Stratford Public Library CEO, Julia Merritt explains the library’s edgy new campaign.
As the adage goes, “perception is reality”. Not being seen and not being heard are serious threats facing libraries. We at Stratford Public Library feel we cannot afford to be complacent. Period. Full Stop. Get off the complacency train.
Taking control of the brand seems daunting. However, libraries have a superb value proposition to work with. When the average person thinks of the library they are likely to think of books and information. More importantly, underlying this association, libraries are understood to be trustworthy. I contend this is due to the values of librarianship:
- Intellectual freedom and neutrality
- Equitable access to information/services
- Accuracy, transparency, and responsible stewardship of public resources
Because librarians have structured public libraries to reflect these ideals, people implicitly understand them as stable and trustworthy. What libraries need to realize from this is that other sectors and businesses would love to have this kind of social capital. Others spend decades and millions of dollars trying to achieve what libraries have quietly acquired by being true to their mission and mandate. So, what we need to do now is (please pardon the pun) capitalize on it!
Internal Work and Brand Creation Process
The Library’s 2013-2018 Strategic Plan included a re-branding campaign. In 2014 we consolidated all the duties with one person, reassigned the marketing dollars, recognized the importance of language, and educated ourselves to incorporate marketing best practices. By 2015, combined with other transformative changes, our reputation within the City was evolving. Social media engagement was growing, the local papers and radio were responsive to our press releases, and the feedback from users was increasingly positive.
By 2016, SPL had gone about as far as it could without help. We retained Hardie and Company to conduct a re-branding exercise in 2017. We started with a re-imagining of our logo and visual representation, followed by SPL staff coming together to define what the library’s “brand personality” would be. The words we eventually agreed upon were:
- Possibility Providers
These are strong words! However, it was agreed they are for internal use only, aspirational guides for our work going forward. We used them to inform the creation of a new logo, a tagline, and related materials.
After the redesign, Hardie & Company encouraged us to create a campaign, one that could be run for extended periods of time, or that showcased something special – ideally a big event or service.
There was nothing large-scale or unusual set in the calendar for 2018. Promoting the library’s space was eliminated as we saw little point in promoting an inadequate space. We debated focusing on e-books and other e-resources, but concluded that was an uphill battle, as those who already use the resources love the service, and for the rest, why compete for airspace with multi-national corporations, which seems like a surefire way to spend a lot of effort for minimal impact?
Finally we agreed on our hook: staff.
Staff are the library’s #1 resource.
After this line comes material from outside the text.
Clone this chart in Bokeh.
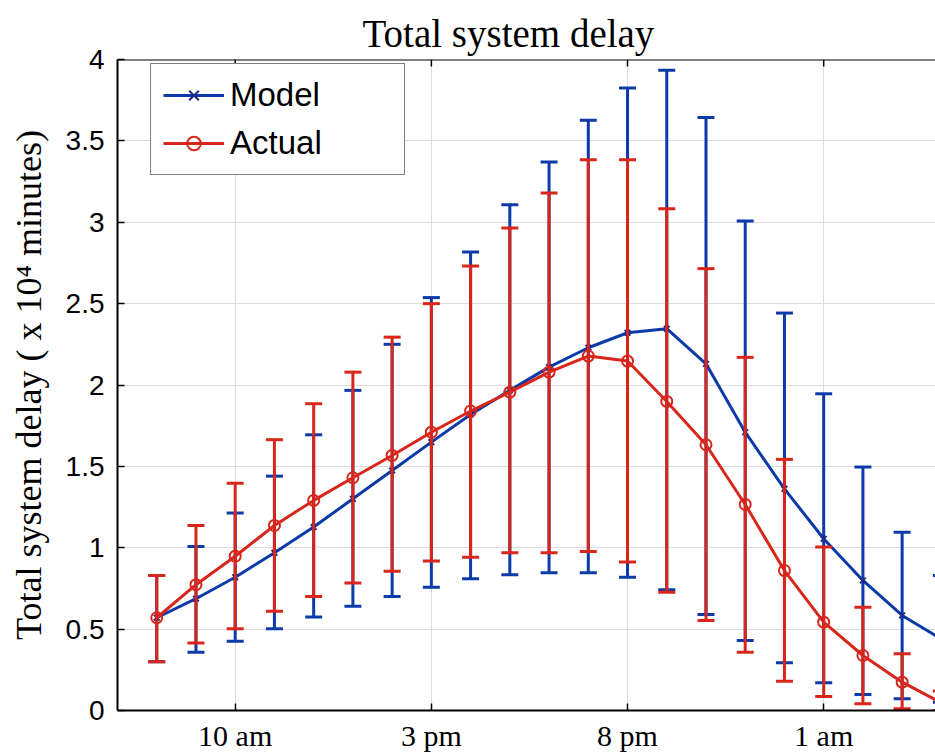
from bokeh.plotting import figure
from bokeh.models import Legend, LegendItem, FixedTicker, Span
from bokeh.embed import file_html
from bokeh.resources import INLINE

# hours since midnight of the first day (8 = 8 am ... 28 = 4 am next day)
hours = [8, 9, 10, 11, 12, 13, 14, 15, 16, 17, 18, 19, 20, 21, 22, 23, 24, 25, 26, 27, 28]

x_tick_values = [10, 15, 20, 25]
x_tick_labels = ["10 am", "3 pm", "8 pm", "1 am"]
y_tick_values = [0.0, 0.5, 1.0, 1.5, 2.0, 2.5, 3.0, 3.5, 4.0]
y_tick_labels = ["0", "0.5", "1", "1.5", "2", "2.5", "3", "3.5", "4"]

model = [0.57, 0.687, 0.819, 0.969, 1.127, 1.301, 1.475, 1.649, 1.819, 1.967, 2.11,
         2.229, 2.321, 2.346, 2.13, 1.71, 1.362, 1.055, 0.799, 0.584, 0.438]
model_upper = [0.83, 1.008, 1.213, 1.44, 1.694, 1.967, 2.25, 2.537, 2.817, 3.108, 3.37,
               3.626, 3.825, 3.934, 3.643, 3.008, 2.442, 1.946, 1.496, 1.096, 0.83]
model_lower = [0.30, 0.358, 0.426, 0.502, 0.574, 0.641, 0.70, 0.758, 0.809, 0.834, 0.846,
               0.846, 0.819, 0.742, 0.59, 0.43, 0.293, 0.17, 0.098, 0.072, 0.05]

actual = [0.57, 0.773, 0.948, 1.137, 1.291, 1.430, 1.567, 1.71, 1.84, 1.956, 2.079,
          2.178, 2.147, 1.899, 1.633, 1.266, 0.86, 0.543, 0.338, 0.174, 0.047]
actual_upper = [0.83, 1.137, 1.397, 1.664, 1.885, 2.079, 2.294, 2.50, 2.731, 2.964, 3.18,
                3.384, 3.384, 3.083, 2.715, 2.17, 1.543, 1.004, 0.635, 0.348, 0.12]
actual_lower = [0.30, 0.414, 0.502, 0.61, 0.70, 0.783, 0.856, 0.918, 0.942, 0.969, 0.969,
                0.977, 0.912, 0.727, 0.553, 0.358, 0.18, 0.086, 0.041, 0.01, 0.0]

BLUE = "#0d3aa9"
BLUE_DARK = "#1c2a86"
RED = "#d8261b"

p = figure(width=935, height=756, x_range=(7, 27.85), y_range=(0, 4),
           output_backend="svg", toolbar_location=None,
           min_border_left=117, min_border_right=0, min_border_top=59, min_border_bottom=46)

p.background_fill_color = "white"
p.border_fill_color = "white"
p.outline_line_color = None

# title
p.title.text = "Total system delay"
p.title.text_font = "Liberation Serif"
p.title.text_font_size = "39px"
p.title.text_font_style = "normal"
p.title.text_color = "black"
p.title.align = "left"
p.title.offset = 245
p.title.standoff = 9

# axes
p.xaxis.ticker = FixedTicker(ticks=x_tick_values)
p.xaxis.major_label_overrides = dict(zip(x_tick_values, x_tick_labels))
p.yaxis.ticker = FixedTicker(ticks=y_tick_values)
p.yaxis.major_label_overrides = dict(zip(y_tick_values, y_tick_labels))

for ax in (p.xaxis, p.yaxis):
    ax.axis_line_color = "black"
    ax.axis_line_width = 2
    ax.major_tick_line_color = "black"
    ax.major_tick_line_width = 1.5
    ax.major_tick_in = 7
    ax.major_tick_out = 0
    ax.minor_tick_line_color = None
    ax.major_label_text_color = "black"

p.xaxis.major_label_text_font = "Liberation Serif"
p.xaxis.major_label_text_font_size = "30px"
p.xaxis.major_label_standoff = 8

p.yaxis.major_label_text_font = "Liberation Sans"
p.yaxis.major_label_text_font_size = "28px"
p.yaxis.major_label_standoff = 13

p.yaxis.axis_label = "Total system delay ( x 10\u2074 minutes)"
p.yaxis.axis_label_text_font = "Liberation Serif"
p.yaxis.axis_label_text_font_size = "36px"
p.yaxis.axis_label_text_font_style = "normal"
p.yaxis.axis_label_text_color = "black"
p.yaxis.axis_label_standoff = 14

p.grid.grid_line_color = "#dcdcdc"
p.grid.grid_line_width = 1

# top border and top ticks (box style)
p.add_layout(Span(location=y_tick_values[-1], dimension="width", line_color="black", line_width=2))
p.segment(x0=x_tick_values, y0=[y_tick_values[-1]] * len(x_tick_values),
          x1=x_tick_values, y1=[y_tick_values[-1] - 0.043] * len(x_tick_values),
          line_color="black", line_width=1.5)

# Model series
p.segment(x0=hours, y0=model_lower, x1=hours, y1=model_upper, line_color=BLUE, line_width=3)
p.scatter(hours, model_upper, marker="dash", size=17, line_color=BLUE, line_width=3)
p.scatter(hours, model_lower, marker="dash", size=17, line_color=BLUE, line_width=3)
m_line = p.line(hours, model, line_color=BLUE, line_width=3)
m_mark = p.scatter(hours, model, marker="x", size=8, line_color=BLUE_DARK, line_width=2)

# Actual series
p.segment(x0=hours, y0=actual_lower, x1=hours, y1=actual_upper, line_color=RED, line_width=3)
p.scatter(hours, actual_upper, marker="dash", size=17, line_color=RED, line_width=3)
p.scatter(hours, actual_lower, marker="dash", size=17, line_color=RED, line_width=3)
a_line = p.line(hours, actual, line_color=RED, line_width=3)
a_mark = p.scatter(hours, actual, marker="circle", size=11, line_color=RED,
                   fill_color=None, line_width=2)

legend = Legend(items=[LegendItem(label="Model", renderers=[m_line, m_mark]),
                       LegendItem(label="Actual", renderers=[a_line, a_mark])],
                location=(33, 535), margin=0)
legend.border_line_color = "black"
legend.border_line_width = 1.5
legend.background_fill_color = "white"
legend.background_fill_alpha = 1.0
legend.padding = 12
legend.spacing = 10
legend.glyph_width = 61
legend.glyph_height = 34
legend.label_height = 34
legend.label_width = 162
legend.label_standoff = 6
legend.label_text_font = "Liberation Sans"
legend.label_text_font_size = "33px"
legend.label_text_color = "black"
p.add_layout(legend, "center")

open("out.html", "w").write(file_html(p, INLINE))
First, as with all libraries, we spend the most money, time, and attention on staff. Second, and more importantly, we know that staff are the reason the library succeeds. They are the audacious, insatiable, possibility providers. They are the ones who make those connections between the person who walks in the door and whatever it is that they need. They are the ones with their fingers on the pulse of the community. They are the rockstars; the building and the books just their stage and guitar.
Next we hired a local photographer to do photo shoots with any and all willing staff. The designers at Hardie & Company then took the best photos and worked their magic, capturing staff members’ personalities and turning the photos into opportunities for people to engage.
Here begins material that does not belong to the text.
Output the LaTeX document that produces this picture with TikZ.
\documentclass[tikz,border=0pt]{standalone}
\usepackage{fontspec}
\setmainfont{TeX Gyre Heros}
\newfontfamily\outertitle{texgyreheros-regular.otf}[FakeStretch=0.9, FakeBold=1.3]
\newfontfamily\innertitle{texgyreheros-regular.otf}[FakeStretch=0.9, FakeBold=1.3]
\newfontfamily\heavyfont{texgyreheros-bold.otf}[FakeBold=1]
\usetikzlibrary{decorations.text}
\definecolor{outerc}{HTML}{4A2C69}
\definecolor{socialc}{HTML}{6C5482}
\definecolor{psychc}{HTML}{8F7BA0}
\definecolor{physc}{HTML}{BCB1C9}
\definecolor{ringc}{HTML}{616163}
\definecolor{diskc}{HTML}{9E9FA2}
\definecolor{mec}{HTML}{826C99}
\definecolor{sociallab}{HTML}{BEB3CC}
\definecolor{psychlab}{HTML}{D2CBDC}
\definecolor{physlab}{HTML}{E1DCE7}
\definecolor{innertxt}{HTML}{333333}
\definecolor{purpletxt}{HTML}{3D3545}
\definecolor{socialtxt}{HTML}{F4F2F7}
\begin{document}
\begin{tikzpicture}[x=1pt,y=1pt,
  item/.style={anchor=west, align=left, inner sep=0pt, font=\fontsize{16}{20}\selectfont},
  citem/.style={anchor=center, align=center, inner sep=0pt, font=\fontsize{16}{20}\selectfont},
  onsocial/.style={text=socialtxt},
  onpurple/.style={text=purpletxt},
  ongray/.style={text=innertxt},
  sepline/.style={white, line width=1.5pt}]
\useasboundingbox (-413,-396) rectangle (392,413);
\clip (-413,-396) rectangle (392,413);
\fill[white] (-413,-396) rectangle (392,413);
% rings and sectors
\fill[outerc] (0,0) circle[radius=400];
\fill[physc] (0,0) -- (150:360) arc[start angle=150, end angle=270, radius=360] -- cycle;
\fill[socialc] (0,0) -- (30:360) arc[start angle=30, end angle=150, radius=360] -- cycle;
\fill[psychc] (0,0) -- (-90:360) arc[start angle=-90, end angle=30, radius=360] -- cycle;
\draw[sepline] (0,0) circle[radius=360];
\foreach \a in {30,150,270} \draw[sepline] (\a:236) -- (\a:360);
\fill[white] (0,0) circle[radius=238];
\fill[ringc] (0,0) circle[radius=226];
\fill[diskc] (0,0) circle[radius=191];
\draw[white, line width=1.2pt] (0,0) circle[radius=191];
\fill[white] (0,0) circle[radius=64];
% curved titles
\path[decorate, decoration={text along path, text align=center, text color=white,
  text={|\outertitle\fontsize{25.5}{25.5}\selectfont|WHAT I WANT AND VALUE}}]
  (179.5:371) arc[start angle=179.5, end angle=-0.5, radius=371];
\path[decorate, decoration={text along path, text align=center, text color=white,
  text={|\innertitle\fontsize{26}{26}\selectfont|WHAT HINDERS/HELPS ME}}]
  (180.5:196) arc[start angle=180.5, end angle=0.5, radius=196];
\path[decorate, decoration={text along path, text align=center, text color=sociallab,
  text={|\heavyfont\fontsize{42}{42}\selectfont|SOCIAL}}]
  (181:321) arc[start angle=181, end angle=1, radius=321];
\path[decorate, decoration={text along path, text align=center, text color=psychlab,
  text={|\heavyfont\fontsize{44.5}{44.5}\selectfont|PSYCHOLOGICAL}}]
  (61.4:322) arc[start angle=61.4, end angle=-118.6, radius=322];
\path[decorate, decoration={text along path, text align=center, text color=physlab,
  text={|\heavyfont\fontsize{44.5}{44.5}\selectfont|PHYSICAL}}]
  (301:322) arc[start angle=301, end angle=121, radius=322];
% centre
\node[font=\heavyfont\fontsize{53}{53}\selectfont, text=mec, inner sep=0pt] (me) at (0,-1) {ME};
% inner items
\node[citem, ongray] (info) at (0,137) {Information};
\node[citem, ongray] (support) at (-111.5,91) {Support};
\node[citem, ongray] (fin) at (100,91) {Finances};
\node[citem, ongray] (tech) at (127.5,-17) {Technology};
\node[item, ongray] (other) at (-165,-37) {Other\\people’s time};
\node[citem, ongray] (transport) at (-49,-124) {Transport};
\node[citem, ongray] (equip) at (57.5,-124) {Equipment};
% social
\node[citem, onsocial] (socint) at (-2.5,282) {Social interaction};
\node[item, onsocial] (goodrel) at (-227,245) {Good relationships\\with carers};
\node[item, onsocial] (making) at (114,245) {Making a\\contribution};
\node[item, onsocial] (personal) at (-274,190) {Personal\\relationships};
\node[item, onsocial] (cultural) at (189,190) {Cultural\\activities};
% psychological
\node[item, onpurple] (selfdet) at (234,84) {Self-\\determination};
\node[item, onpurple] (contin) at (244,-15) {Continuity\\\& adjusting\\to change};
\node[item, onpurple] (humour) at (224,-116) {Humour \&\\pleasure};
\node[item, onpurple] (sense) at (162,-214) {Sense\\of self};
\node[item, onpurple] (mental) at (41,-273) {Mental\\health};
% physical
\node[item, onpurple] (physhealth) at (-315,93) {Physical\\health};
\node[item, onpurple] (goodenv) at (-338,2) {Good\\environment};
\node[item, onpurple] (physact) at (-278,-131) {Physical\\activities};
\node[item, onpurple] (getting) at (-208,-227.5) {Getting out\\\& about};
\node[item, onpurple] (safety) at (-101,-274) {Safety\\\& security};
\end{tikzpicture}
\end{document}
These playful pieces of art were deployed on our social media accounts and on “table-toppers” that we placed in local restaurants. Despite our reluctance to ask for favours, we were delighted at how many independently-owned restaurants were happy to have our staff grace their tables!
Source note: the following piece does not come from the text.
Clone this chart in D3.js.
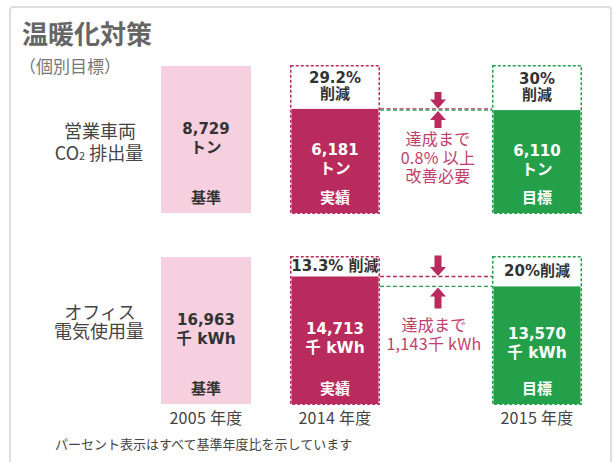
<!DOCTYPE html>
<html>
<head>
<meta charset="utf-8">
<script src="https://cdn.jsdelivr.net/npm/d3@7"></script>
<style>
  body { margin: 0; background: #fff; }
  svg { display: block; font-family: "Noto Sans CJK JP", sans-serif; }
</style>
</head>
<body>
<main></main>
<script>
const years = ['2005 年度', '2014 年度', '2015 年度'];
const statusLabels = ['基準', '実績', '目標'];
const co2Values = [8729, 6181, 6110];
const elecValues = [16963, 14713, 13570];
const units = ['トン', '千 kWh'];
const co2Reduction = [['29.2%', '削減'], ['30%', '削減']];
const elecReduction = [['13.3% 削減'], ['20%削減']];
const co2Gap = ['達成まで', '0.8% 以上', '改善必要'];
const elecGap = ['達成まで', '1,143千  kWh'];

const rows = [
  { values: co2Values, unit: units[0], reduction: co2Reduction, gap: co2Gap, top: 66 },
  { values: elecValues, unit: units[1], reduction: elecReduction, gap: elecGap, top: 257 },
];

const colors = {
  base: '#f6d0de',
  actual: '#b92b5c',
  target: '#25a04a',
  note: '#c23e6e',
  dark: '#333',
};

const dimensions = { width: 614, height: 462, barWidth: 90, barHeight: 147 };
const numFont = '"DejaVu Sans", "Noto Sans CJK JP", sans-serif';

const svg = d3
  .select('main')
  .append('svg')
  .attr('width', dimensions.width)
  .attr('height', dimensions.height);

// frame
svg
  .append('rect')
  .attr('x', 10)
  .attr('y', 7)
  .attr('width', 601)
  .attr('height', 480)
  .attr('rx', 3)
  .attr('fill', 'none')
  .attr('stroke', '#ddd')
  .attr('stroke-width', 2);

svg
  .append('text')
  .attr('x', 22)
  .attr('y', 32)
  .attr('dominant-baseline', 'central')
  .attr('font-size', 26)
  .attr('font-weight', 'bold')
  .attr('fill', '#666')
  .text('温暖化対策');

svg
  .append('text')
  .attr('x', 19)
  .attr('y', 65)
  .attr('dominant-baseline', 'central')
  .attr('font-size', 17)
  .attr('fill', '#777')
  .text('（個別目標）');

const xScale = d3.scaleOrdinal().domain(years).range([161, 290, 492]);
const xCenter = d => xScale(d) + dimensions.barWidth / 2;

// row labels
const labelY = [rows[0].top + 64, rows[1].top + 54];
const labels = svg
  .append('g')
  .attr('fill', '#444')
  .attr('font-size', 18)
  .attr('text-anchor', 'middle');
labels
  .append('text')
  .attr('x', 100)
  .attr('y', labelY[0])
  .attr('dominant-baseline', 'central')
  .text('営業車両');
const co2Label = labels
  .append('text')
  .attr('x', 99)
  .attr('y', labelY[0] + 22)
  .attr('dominant-baseline', 'central');
co2Label.append('tspan').text('CO');
co2Label.append('tspan').attr('font-size', 11).attr('dy', 3).text('2');
co2Label.append('tspan').attr('dy', -3).text(' 排出量');
labels
  .append('text')
  .attr('x', 100)
  .attr('y', labelY[1])
  .attr('dominant-baseline', 'central')
  .text('オフィス');
labels
  .append('text')
  .attr('x', 99)
  .attr('y', labelY[1] + 19)
  .attr('dominant-baseline', 'central')
  .text('電気使用量');

const arrowPath = (x, y0, y1) => {
  const dir = y1 > y0 ? 1 : -1;
  const head = 9;
  const yh = y1 - dir * head;
  return `M${x - 3.5},${y0} L${x + 3.5},${y0} L${x + 3.5},${yh} L${x + 8},${yh} L${x},${y1} L${x - 8},${yh} L${x - 3.5},${yh} Z`;
};

rows.forEach((row, ri) => {
  const bottom = row.top + dimensions.barHeight;
  const yScale = d3
    .scaleLinear()
    .domain([0, row.values[0]])
    .range([bottom, row.top]);

  const g = svg.append('g');
  const fills = [colors.base, colors.actual, colors.target];

  // dashed outline boxes for 2014 / 2015
  [1, 2].forEach(i => {
    g.append('rect')
      .attr('x', xScale(years[i]) + 0.75)
      .attr('y', yScale(row.values[0]) - 0.25)
      .attr('width', dimensions.barWidth - 1.5)
      .attr('height', bottom - yScale(row.values[0]) + 0.5)
      .attr('fill', '#fff')
      .attr('stroke', fills[i])
      .attr('stroke-width', 1.5)
      .attr('stroke-dasharray', '3 2');
  });

  // bars
  g.selectAll('rect.bar')
    .data(row.values)
    .join('rect')
    .attr('class', 'bar')
    .attr('x', (d, i) => xScale(years[i]) + (i ? 1.5 : 0))
    .attr('y', d => yScale(d))
    .attr('width', (d, i) => dimensions.barWidth - (i ? 3 : 0))
    .attr('height', d => bottom - yScale(d))
    .attr('fill', (d, i) => fills[i]);

  // value + unit + status
  row.values.forEach((v, i) => {
    const mid = (yScale(v) + bottom) / 2 - 2;
    const tg = g
      .append('g')
      .attr('text-anchor', 'middle')
      .attr('font-weight', 'bold')
      .attr('fill', i ? '#fff' : colors.dark);
    tg.append('text')
      .attr('x', xCenter(years[i]))
      .attr('y', mid - 9)
      .attr('dominant-baseline', 'central')
      .attr('font-family', numFont)
      .attr('font-size', 15)
      .text(d3.format(',')(v));
    tg.append('text')
      .attr('x', xCenter(years[i]))
      .attr('y', mid + 10)
      .attr('dominant-baseline', 'central')
      .attr('font-family', numFont)
      .attr('font-size', 15.5)
      .text(row.unit);
    tg.append('text')
      .attr('x', xCenter(years[i]))
      .attr('y', bottom - 17)
      .attr('dominant-baseline', 'central')
      .attr('font-size', 15)
      .text(statusLabels[i]);
  });

  // reduction labels in dashed headers
  row.reduction.forEach((lines, k) => {
    const i = k + 1;
    const headTop = yScale(row.values[0]);
    const headBottom = yScale(row.values[i]);
    const mid = (headTop + headBottom) / 2 - 1;
    const start = mid - ((lines.length - 1) * 16) / 2;
    lines.forEach((t, li) => {
      g.append('text')
        .attr('x', xCenter(years[i]))
        .attr('y', start + li * 16)
        .attr('dominant-baseline', 'central')
        .attr('text-anchor', 'middle')
        .attr('font-family', numFont)
        .attr('font-weight', 'bold')
        .attr('font-size', 15)
        .attr('fill', colors.dark)
        .text(t);
    });
  });

  // connecting dashed lines
  const x0 = xScale(years[1]) + dimensions.barWidth;
  const x1 = xScale(years[2]);
  [[1, colors.actual], [2, colors.target]].forEach(([i, c]) => {
    g.append('line')
      .attr('x1', x0)
      .attr('x2', x1)
      .attr('y1', yScale(row.values[i]))
      .attr('y2', yScale(row.values[i]))
      .attr('stroke', c)
      .attr('stroke-width', 1.3)
      .attr('stroke-dasharray', '4 2.5');
  });

  // arrows
  const ax = 438;
  const yA = yScale(row.values[1]);
  const yT = yScale(row.values[2]);
  g.append('path')
    .attr('d', arrowPath(ax, yA - (ri ? 21 : 17), yA - 0.5))
    .attr('fill', colors.actual);
  g.append('path')
    .attr('d', arrowPath(ax, yT + (ri ? 22 : 18), yT + 1))
    .attr('fill', colors.actual);

  // gap note
  const noteY = yT + (ri ? 38 : 28);
  row.gap.forEach((t, li) => {
    g.append('text')
      .attr('x', ri ? 434 : 438)
      .attr('y', noteY + li * 18.5)
      .attr('dominant-baseline', 'central')
      .attr('text-anchor', 'middle')
      .attr('font-size', 16)
      .attr('letter-spacing', 0.3)
      .attr('fill', colors.note)
      .text(t);
  });
});

// year labels
svg
  .append('g')
  .selectAll('text')
  .data(years)
  .join('text')
  .attr('x', d => xCenter(d))
  .attr('y', 417)
  .attr('dominant-baseline', 'central')
  .attr('text-anchor', 'middle')
  .attr('font-size', 16)
  .attr('letter-spacing', 0.3)
  .attr('fill', '#444')
  .text(d => d);

svg
  .append('text')
  .attr('x', 55)
  .attr('y', 443)
  .attr('dominant-baseline', 'central')
  .attr('font-size', 13)
  .attr('fill', '#444')
  .text('パーセント表示はすべて基準年度比を示しています');
</script>
</body>
</html>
Following on the heels of these successes, we want to keep the momentum going and increase the impact of our limited marketing dollars. This spring we created billboards featuring our Public Service Librarians. These billboards are designed to build awareness and invite exploration into the library’s offerings. They were posted on routes leading into the downtown core during both the spring and summer seasons.
But wait, there’s more! Repetition is what builds a brand, so to generate enthusiasm and brand recognition, we will increase our library (pun intended) of staff-focused materials, and promote the library through audacious, unconventional marketing. We aren’t selling a product, we’re reminding people of the human experience they can access through their public library. In our peak-consumerist/capitalist climate, that’s a story worth telling.
Next stop, the backs of buses! And other places where we can reach non-library users – perhaps, video advertising in movie theatres. Since perception is everything, the Library needs to be perceived as contemporary, relevant, and worthwhile. Whether these ads generate additional traffic is not the point; our goal is to create brand recognition. In this way, we believe we will bolster the library’s relevance and future viability.